Ordered to relieve an alcoholic skipper, Dan finds he has inherited a damaged ship, an untrustworthy crew, and an ambiguous mission. He is to take the USS Oliver C. Gaddis, soon to become the PNS Tughril, on her final voyage to be donated to Pakistan. But in Kirachi, Dan gets new orders: take Gaddis still further east, and operate against modern pirates preying on commercial shipping in the remote, dangerous South China Sea.
Pursuing an elusive and shadowy foe into an exotic, isolated world of hazardous reefs and tropical islands, Dan gradually discerns a larger purpose behind his supposed objective. Who are these "pirates?" What expansionist cunning supports them? Abandoned by the Navy, threatened by a mutinous crew, a murderous shipmate, and an approaching typhoon, Gaddis struggles to survive without crossing the shadow-line herself.

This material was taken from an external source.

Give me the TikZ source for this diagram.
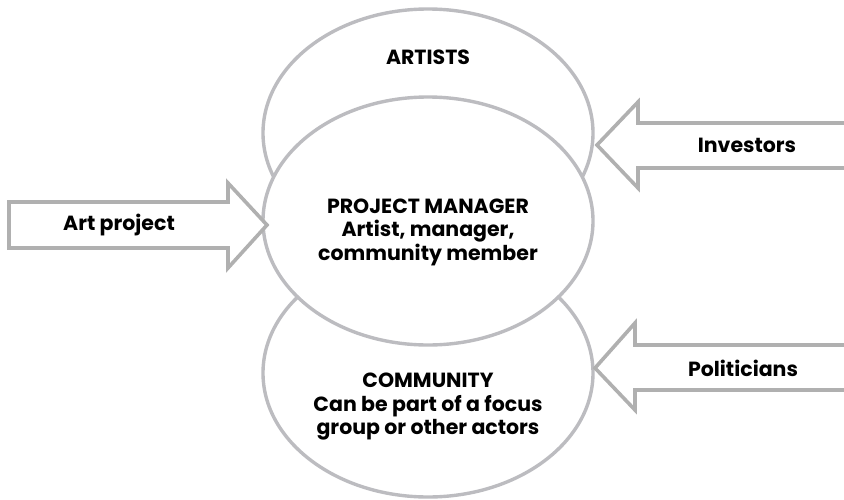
\documentclass[tikz,border=0pt]{standalone}
\usepackage{fontspec}
\setsansfont{Poppins}
\usetikzlibrary{shapes.geometric}
\definecolor{ringgray}{RGB}{188,188,192}
\definecolor{arrowgray}{RGB}{176,176,176}
\tikzset{
	ring/.style={ellipse, draw=ringgray, line width=3.4pt, fill=white, minimum width=330pt, minimum height=248pt, inner sep=0pt},
	blockarrow/.style={draw=arrowgray, fill=white, line width=3.6pt, line join=miter},
	lbl/.style={font=\sffamily\bfseries\fontsize{20.5}{23.5}\selectfont, align=center, text=black, inner sep=0pt}
}
\begin{document}
\begin{tikzpicture}[x=1pt, y=-1pt]
	\useasboundingbox (0,0) rectangle (844,499);
	% the three circles, middle one on top
	\node[ring] (artists) at (428,133) {};
	\node[ring] (community) at (428,373) {};
	\node[ring] (manager) at (428,221) {};
	\node[lbl] (artiststext) at (428,57) {ARTISTS};
	\node[lbl] (managertext) at (428,232) {PROJECT MANAGER\\Artist, manager,\\community member};
	\node[lbl] (communitytext) at (428,407) {COMMUNITY\\Can be part of a focus\\group or other actors};
	% block arrows
	\draw[blockarrow] (9,202)--(228,202)--(228,183)--(267,225)--(228,268)--(228,248)--(9,248)--cycle;
	\draw[blockarrow] (860,123)--(638,123)--(638,102)--(597,145)--(638,188)--(638,168)--(860,168)--cycle;
	\draw[blockarrow] (860,345)--(635,345)--(635,323)--(595,368)--(635,410)--(635,390)--(860,390)--cycle;
	\node[lbl] (artproject) at (119,225) {Art project};
	\node[lbl] (investors) at (747,145) {Investors};
	\node[lbl] (politicians) at (743,368) {Politicians};
\end{tikzpicture}
\end{document}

Filled with suspense, battle, and unforgettable descriptions of the sea's beauty and violence, China Sea continues Dan Lenson's star-crossed career in what Booklist calls, "One of the outstanding bodies of nautical fiction during the last half-century."
PUBLISHERS WEEKLY
An American frigate clashes with a Chinese pirate warship in Poyer's latest nautical adventure, which begins innocuously enough when Dan Lenson takes command of the USS Gaddis, an embattled vessel that has just been donated to Pakistan. Lenson is supposed to captain the ship only to its final destination, where his onboard Pakistani counterpart is scheduled to take over, but a disastrous emergency rescue of an Egyptian vessel near the Suez Canal reveals the tension between the American and Pakistani crews and their unease with the terms of the donation. Saddled with a ragtag, mutinous crew, Lenson is further plagued by an unidentified serial killer on board, who continues to elude capture. The voyage takes yet another strange turn when the captain gets new orders to head for China, and finds his ship involved in an international mission to curb a Chinese pirate operation while the rest of the world watches the U.S. take on Saddam Hussein. As the operation progresses, Lenson realizes he is being steered toward a final confrontation with a Chinese warship, knowing full well that if he loses the battle, the existence of his mission will be disavowed by his superiors. Poyer displays a fine sense of pace and plot when the focus is on seagoing affairs, and the battle scenes are scintillating and satisfying. But several nagging problems surface: the author occasionally gets caught up in nautical jargon; the writing veers toward cliche when the narrative drifts from the ship's maneuvers; and several plot machinations involving a relatively insignificant incident strain credulity. Poyer is a master of the genre, but this title lacks the consistency of his best work.